Livingston has many local artists in varied forms. Local artists have support from Livingston Arts Association which is an organization formed in 1959 to promote art in the community including large scale exhibitions, demonstrations, and workshops.[57] The organization is also a member of Art Council of Livingston which has a gallery at Livingston Town Center. The Arts Association includes numerous organizations in addition to the Arts Council of Livingston, including the NJ State Opera Guild – West Essex Chapter and Livingston Camera Club.

There are many studios at Riker Hill Art Park with more than 40 working artists in various media including pottery, fine metalwork, glass, jewelry, paintings, fine arts, sculpture and photography.[58] Many studios offer art classes for adults and children.

Parks & Recreation

Parks

There are more than 470 acres (1.9 km2) of wooded parks with passive hiking trails in Livingston. Additional 1,817 acres (7.35 km2) are zoned to be preserved in its natural state without public access. This brings to about 25% of total land in the town that is in its natural conditions with habitats of eight threatened or endangered species.[60][61]

There are many smaller parks and open space areas dedicated to recreation and sports, mostly centered around the town’s public schools. These include two swimming pools, ten little league baseball diamonds, four full baseball diamonds, eight full soccer/lacrosse fields, one full football field, three basketball courts, sixteen tennis courts, eleven playgrounds, a jogging track, a dog park, and a fishing/ice skating pond.[61] The township is planning to build inter-connected mixed-use paths, biking and hiking trails to connect those parks and open space throughout the township.

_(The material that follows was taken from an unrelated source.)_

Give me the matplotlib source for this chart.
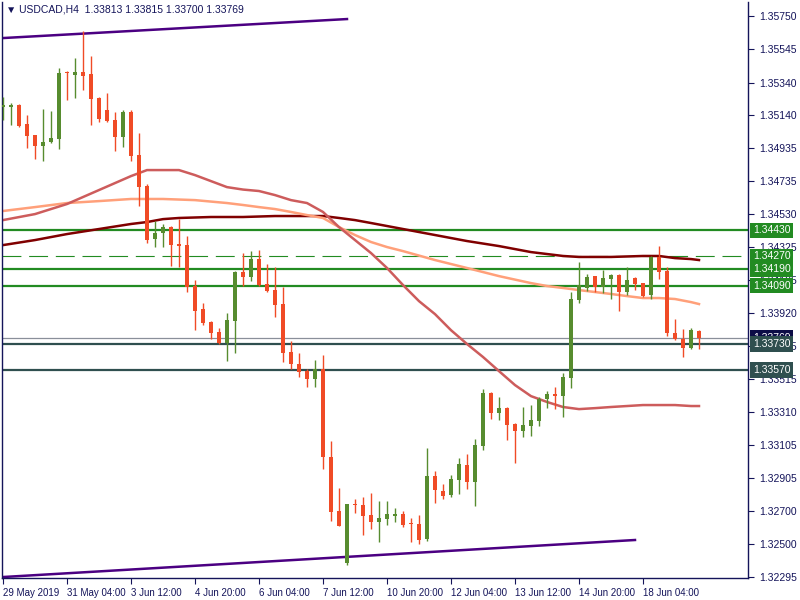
import matplotlib
matplotlib.use('Agg')
import matplotlib.pyplot as plt
import matplotlib.transforms as mtransforms
import numpy as np

plt.rcParams['font.family'] = ['Liberation Sans', 'DejaVu Sans']

# ---------------- data ----------------
opens = [1.35189, 1.35189, 1.35201, 1.35084, 1.35017, 1.34949, 1.34974, 1.34992, 1.35405, 1.35386,
         1.35405, 1.35392, 1.35244, 1.35171, 1.35109, 1.35004, 1.35158, 1.34894, 1.34703, 1.34376,
         1.34413, 1.34450, 1.34345, 1.34339, 1.34087, 1.33945, 1.33865, 1.33804, 1.33736, 1.33871,
         1.34173, 1.34142, 1.34253, 1.34099, 1.34062, 1.33976, 1.33680, 1.33607, 1.33563, 1.33514,
         1.33576, 1.33034, 1.32701, 1.32381, 1.32744, 1.32738, 1.32677, 1.32634, 1.32652, 1.32670,
         1.32683, 1.32627, 1.32621, 1.32529, 1.32917, 1.32824, 1.32800, 1.32892, 1.32985, 1.32880,
         1.33101, 1.33428, 1.33305, 1.33335, 1.33237, 1.33194, 1.33225, 1.33255, 1.33391, 1.33422,
         1.33409, 1.33520, 1.34001, 1.34075, 1.34148, 1.34081, 1.34130, 1.34155, 1.34050, 1.34136,
         1.34105, 1.34031, 1.34266, 1.34179, 1.33797, 1.33760, 1.33705, 1.33813]
highs = [1.35251, 1.35214, 1.35205, 1.35140, 1.35020, 1.35177, 1.35165, 1.35429, 1.35411, 1.35491,
         1.35657, 1.35503, 1.35250, 1.35275, 1.35158, 1.35171, 1.35171, 1.35029, 1.34715, 1.34487,
         1.34469, 1.34456, 1.34499, 1.34395, 1.34124, 1.33982, 1.33871, 1.33828, 1.33920, 1.34180,
         1.34290, 1.34302, 1.34309, 1.34222, 1.34204, 1.34081, 1.33748, 1.33674, 1.33576, 1.33631,
         1.33662, 1.33132, 1.32843, 1.32744, 1.32775, 1.32787, 1.32812, 1.32763, 1.32763, 1.32720,
         1.32701, 1.32658, 1.32677, 1.33089, 1.32948, 1.32867, 1.32923, 1.33028, 1.33052, 1.33145,
         1.33452, 1.33434, 1.33403, 1.33340, 1.33243, 1.33342, 1.33354, 1.33403, 1.33440, 1.33465,
         1.33551, 1.34050, 1.34235, 1.34161, 1.34150, 1.34183, 1.34161, 1.34160, 1.34204, 1.34140,
         1.34108, 1.34270, 1.34333, 1.34204, 1.33884, 1.33822, 1.33828, 1.33815]
lows = [1.35109, 1.35078, 1.35066, 1.34937, 1.34869, 1.34857, 1.34967, 1.34930, 1.35232, 1.35244,
        1.35294, 1.35078, 1.35097, 1.35100, 1.34918, 1.34943, 1.34857, 1.34580, 1.34352, 1.34327,
        1.34327, 1.34210, 1.34204, 1.34050, 1.33815, 1.33847, 1.33760, 1.33730, 1.33625, 1.33674,
        1.34087, 1.34118, 1.34087, 1.34050, 1.33896, 1.33619, 1.33576, 1.33526, 1.33465, 1.33465,
        1.32960, 1.32640, 1.32609, 1.32369, 1.32689, 1.32553, 1.32590, 1.32510, 1.32615, 1.32634,
        1.32603, 1.32510, 1.32498, 1.32517, 1.32750, 1.32775, 1.32787, 1.32806, 1.32837, 1.32732,
        1.33077, 1.33268, 1.33261, 1.33138, 1.32997, 1.33157, 1.33163, 1.33225, 1.33335, 1.33329,
        1.33281, 1.33459, 1.33982, 1.34056, 1.34050, 1.34044, 1.34007, 1.33933, 1.34031, 1.34062,
        1.34020, 1.34007, 1.34130, 1.33779, 1.33755, 1.33650, 1.33700, 1.33700]
closes = [1.35201, 1.35201, 1.35072, 1.35010, 1.34949, 1.34974, 1.34998, 1.35398, 1.35398, 1.35405,
          1.35380, 1.35238, 1.35115, 1.35103, 1.35004, 1.35158, 1.34887, 1.34696, 1.34370, 1.34413,
          1.34450, 1.34339, 1.34333, 1.34081, 1.33933, 1.33859, 1.33797, 1.33736, 1.33877, 1.34173,
          1.34142, 1.34253, 1.34093, 1.34056, 1.33970, 1.33674, 1.33607, 1.33557, 1.33514, 1.33576,
          1.33034, 1.32695, 1.32609, 1.32744, 1.32738, 1.32670, 1.32634, 1.32658, 1.32683, 1.32683,
          1.32615, 1.32621, 1.32523, 1.32917, 1.32831, 1.32794, 1.32898, 1.32991, 1.32880, 1.33108,
          1.33428, 1.33305, 1.33335, 1.33230, 1.33194, 1.33230, 1.33261, 1.33391, 1.33422, 1.33409,
          1.33526, 1.34007, 1.34093, 1.34142, 1.34081, 1.34136, 1.34155, 1.34050, 1.34124, 1.34099,
          1.34025, 1.34266, 1.34173, 1.33797, 1.33760, 1.33705, 1.33815, 1.33769]

# moving averages (bar index, value)
ma_fast_bars = [0, 4, 8, 12, 16, 18, 20, 22, 24, 26, 28, 30, 32, 34, 36, 38, 40, 42, 44, 46, 48,
                50, 52, 54, 56, 58, 60, 62, 64, 66, 68, 70, 72, 74, 76, 78, 80, 82, 84, 86, 87]
ma_fast_vals = [1.34493, 1.34530, 1.34592, 1.34678, 1.34764, 1.34801, 1.34801, 1.34801, 1.34770,
                1.34733, 1.34696, 1.34681, 1.34672, 1.34647, 1.34616, 1.34598, 1.34543, 1.34450,
                1.34370, 1.34290, 1.34198, 1.34093, 1.33994, 1.33914, 1.33815, 1.33730, 1.33650,
                1.33563, 1.33477, 1.33409, 1.33373, 1.33342, 1.33329, 1.33335, 1.33342, 1.33348,
                1.33354, 1.33354, 1.33354, 1.33348, 1.33348]
ma_mid_bars = [0, 4, 8, 12, 16, 20, 24, 28, 30, 32, 34, 36, 38, 40, 42, 44, 46, 48, 50, 54, 58,
               62, 66, 68, 70, 72, 74, 76, 78, 80, 82, 84, 86, 87]
ma_mid_vals = [1.34549, 1.34573, 1.34598, 1.34610, 1.34623, 1.34623, 1.34616, 1.34598, 1.34586,
               1.34573, 1.34561, 1.34543, 1.34524, 1.34506, 1.34450, 1.34401, 1.34358, 1.34327,
               1.34302, 1.34247, 1.34198, 1.34148, 1.34105, 1.34087, 1.34075, 1.34062, 1.34050,
               1.34038, 1.34025, 1.34013, 1.34013, 1.34007, 1.33988, 1.33976]
ma_slow_bars = [0, 4, 8, 12, 16, 18, 20, 22, 26, 30, 34, 38, 40, 42, 44, 46, 50, 54, 58, 62, 66,
                68, 70, 72, 76, 80, 82, 84, 86, 87]
ma_slow_vals = [1.34339, 1.34370, 1.34407, 1.34438, 1.34469, 1.34481, 1.34499, 1.34506, 1.34512,
                1.34512, 1.34518, 1.34518, 1.34518, 1.34506, 1.34493, 1.34475, 1.34438, 1.34401,
                1.34364, 1.34333, 1.34296, 1.34284, 1.34272, 1.34266, 1.34266, 1.34272, 1.34272,
                1.34259, 1.34253, 1.34247]

# trend lines (bar index, price)
trend_top = ([0, 43], [1.35614, 1.35731])
trend_bottom = ([0, 79], [1.32295, 1.32523])

# horizontal levels
green_levels = [1.34430, 1.34190, 1.34090]
dashed_level = 1.34270
slate_levels = [1.33730, 1.33570]
bid_price = 1.33769

ytick_vals = [1.35750, 1.35545, 1.35340, 1.35140, 1.34935, 1.34735, 1.34530, 1.34325, 1.34125,
              1.33920, 1.33715, 1.33515, 1.33310, 1.33105, 1.32905, 1.32700, 1.32500, 1.32295]
xtick_bars = [0, 8, 16, 24, 32, 40, 48, 56, 64, 72, 80]
xtick_labels = ['29 May 2019', '31 May 04:00', '3 Jun 12:00', '4 Jun 20:00', '6 Jun 04:00',
                '7 Jun 12:00', '10 Jun 20:00', '12 Jun 04:00', '13 Jun 12:00', '14 Jun 20:00',
                '18 Jun 04:00']
title_text = '\u25BC USDCAD,H4  1.33813 1.33815 1.33700 1.33769'

# ---------------- styling ----------------
NAVY = '#14145a'
BULL = '#578C2F'
BEAR = '#F04B26'
GREEN = '#228B22'
SLATE = '#2F4F4F'
FS = 7.5

fig = plt.figure(figsize=(8, 6), dpi=100)
fig.patch.set_facecolor('white')
ax = fig.add_axes([2 / 800, 22 / 600, 746 / 800, 576 / 600])
ax.set_facecolor('white')
ax.set_xlim(-0.125, 93.125)
ax.set_ylim(1.32289, 1.35836)

# horizontal levels (behind candles)
for lv in green_levels:
    ax.axhline(lv, color=GREEN, lw=1.6, zorder=1)
ax.axhline(dashed_level, color=GREEN, lw=0.8, ls=(0, (17, 7)), zorder=1)
for lv in slate_levels:
    ax.axhline(lv, color=SLATE, lw=1.6, zorder=1)
ax.axhline(bid_price, color='#8a8f9a', lw=0.9, zorder=1)

# moving averages
ax.plot(ma_slow_bars, ma_slow_vals, color='#800000', lw=1.8, zorder=1.5)
ax.plot(ma_mid_bars, ma_mid_vals, color='#FFA07A', lw=1.8, zorder=1.5)
ax.plot(ma_fast_bars, ma_fast_vals, color='#CD5C5C', lw=1.8, zorder=1.5)

# trend lines
ax.plot(trend_top[0], trend_top[1], color='#4B0082', lw=1.8, zorder=1.6)
ax.plot(trend_bottom[0], trend_bottom[1], color='#4B0082', lw=1.8, zorder=1.6)

# candles
o = np.array(opens); h = np.array(highs); l = np.array(lows); c = np.array(closes)
idx = np.arange(len(o))
bull = c >= o
cols = np.where(bull, BULL, BEAR)
ax.vlines(idx, l, h, colors=cols, lw=1.0, zorder=3)
bottoms = np.minimum(o, c)
heights = np.maximum(np.abs(c - o), 0.00007)
ax.bar(idx, heights, bottom=bottoms, width=0.62, color=cols, edgecolor='none', zorder=3.5)

# axes styling
ax.spines['top'].set_visible(False)
for s in ['left', 'right', 'bottom']:
    ax.spines[s].set_color(NAVY)
    ax.spines[s].set_linewidth(1.0)

ax.yaxis.tick_right()
ax.set_yticks(ytick_vals)
ax.set_yticklabels([f'{v:.5f}' for v in ytick_vals])
ax.tick_params(axis='y', direction='out', length=4, width=0.8, colors=NAVY, labelsize=FS, pad=4)
ax.set_xticks(xtick_bars)
ax.set_xticklabels(xtick_labels)
ax.tick_params(axis='x', direction='out', length=4, width=0.8, colors=NAVY, labelsize=7, pad=3)
for lab in ax.get_xticklabels():
    lab.set_horizontalalignment('left')

# right-side price boxes
trans = mtransforms.blended_transform_factory(ax.transAxes, ax.transData)
xbox = 1.0 + 5 / 746


def price_box(val, fc, z):
    ax.text(xbox, val, f'{val:.5f}', transform=trans, ha='left', va='center', fontsize=FS,
            color='white', clip_on=False, zorder=z,
            bbox=dict(boxstyle='square,pad=0.25', fc=fc, ec='none'))


for lv in green_levels + [dashed_level]:
    price_box(lv, GREEN, 6)
price_box(bid_price, '#0c0c46', 6)
for lv in slate_levels:
    price_box(lv, SLATE, 7)

# title
fig.text(6 / 800, 1 - 10 / 600, title_text, ha='left', va='center', fontsize=FS, color=NAVY)

fig.savefig('out.png', dpi=100, facecolor='white')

Livingston has an active open space trust fund that continues to acquire more lands for preservation and recreation. As of 2003, there were 842 acres (9% of total land) that were protected from development. There were additional 2,475 acres (10.02 km2) that could be protected by the fund.[62]

Riker Hill Complex

A radio tower in the Riker Hill Complex

Riker Hill Complex (also referred to as Riker Hill Park) is a 204.68-acre (0.8283 km2) parkland located along the border of Livingston and Roseland. The complex is managed by Department of Parks, Recreation, and Cultural Affairs of Essex County. It comprises three parks, Riker Hill Art Park – a former Nike Missile control area site, Walter Kidde Dinosaur Park – a National Natural Landmark, and Becker Park which were acquired between 1969 and 1977. Although a large portion of the complex is located in Roseland, the county designated Livingston as the host community as the Riker Hill Art Park is the only functional and publicly accessible park at the present time.[63] The art park located atop of the hill is the home of many studios in multiple disciplines of art and craft.

Recreation

The recreation department under the Senior, Youth and Leisure Services program offers many programs for residents ranging from pre-school courses, children games, crafts, and dance; to a dozen of youth and adult sports programs. Livingston residents can also apply for memberships of public golf courses at Francis Byrne Golf Course in West Orange and Millburn Municipal Golf Course in Millburn Township. Additionally, there are many independent sports organizations such as Livingston Little League, Livingston Jr. Lancers (football and cheerleading), Livingston Lacrosse Club, and Livingston Soccer Club.[64][65]

An Essex County park complex is located one mile (1.6 km) from Livingston with Turtle Back Zoo, Richard J. Codey Arena (an ice hockey/ice skating arena), and natural trails in South Mountain Reservation.